Trump Urged Mexico’s President to Stop Opposing His Wall Plan

4 minute read

President Donald Trump told his Mexican counterpart that Mexico must pay for a border wall between that country and the U.S. because of promises Trump made on the campaign trail.

“I have to have Mexico pay for the wall – I have to,” Trump told Mexican President Enrique Peña Nieto in a January 27 phone call, according to a transcript obtained and released by the Washington Post. “I have been talking about it for a two year period, and the reason I say they are going to pay for the wall is because Mexico has made a fortune out of the stupidity of U.S. trade representatives.”

The Post obtained full transcripts of Trump’s January 27 call with Nieto along with transcripts of a January 28 call with Australian Prime Minister Malcolm Turnbull. While these calls had been previously reported on, the full transcripts had not been revealed. According to the Post, the transcripts have not been declassified.

Peña Nieto had told Trump it was “completely unacceptable” for Mexico to fund the wall.

“I understand, Mr. President, the small political margin that you have now in terms of everything you said you established throughout your campaign. But I would also like to make you understand, President Trump, the lack of margin I have as President of Mexico to accept this situation. And this has been, unfortunately, the critical point that has not allowed us to move forward in the building of the relationship between our two countries,” Peña Nieto told Trump.

Trump replied that it was very important politically for him to follow through on this promise. “This is what I have been saying for a year and a half on the campaign trail. I have been telling this to every group of 50,000 people or 25,000 people – because no one got people in their rallies as big as I did,” he said. “I got elected on this proposal – this won me the election, along with military and health care.”

When Peña Nieto continued to push back, Trump told the Mexican president that he could not tell the press of his opposition to the wall because Trump could not “negotiate under those circumstances.”

Trump also emphasized to Peña Nieto that the border wall was necessary to stop the spread of drugs in the United States. “We have the drug lords in Mexico that are knocking the hell out of our country. They are sending drugs to Chicago, Los Angeles, and to New York. Up in New Hampshire – I won New Hampshire because New Hampshire is a drug-infested den.” Trump won the New Hampshire Republican primary, but lost the state in the 2016 general election.

Trump’s January 28 conversation with Australian Prime Minister Malcolm Turnbull included an argument against accepting refugees detained in Australia, part of an agreement the United States had reached under former President Barack Obama. The phone call with Turnbull came one day after Trump implemented the first version of his executive order banning refugees from seven Middle East countries, sparking chaos at airports across the country.

“Boy that will make us look awfully bad.
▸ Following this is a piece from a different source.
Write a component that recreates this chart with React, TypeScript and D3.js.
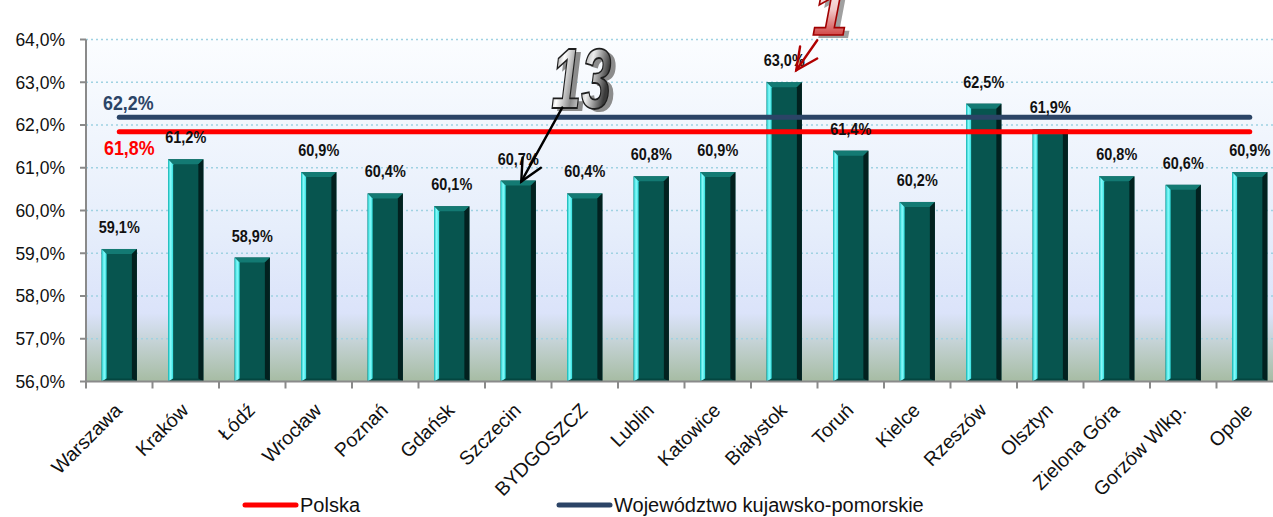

Here I am calling for a ban where I am not letting anybody in and we take 2,000 people,” Trump told Turnbull. “Really it looks like 2,000 people that Australia does not want, and I do not blame you by the way, but the United States has become like a dumping ground.”

“Why is this so important?” Trump asked Turnbull. “I do not understand. This is going to kill me. I am the world’s greatest person that does not want to let people into the country.”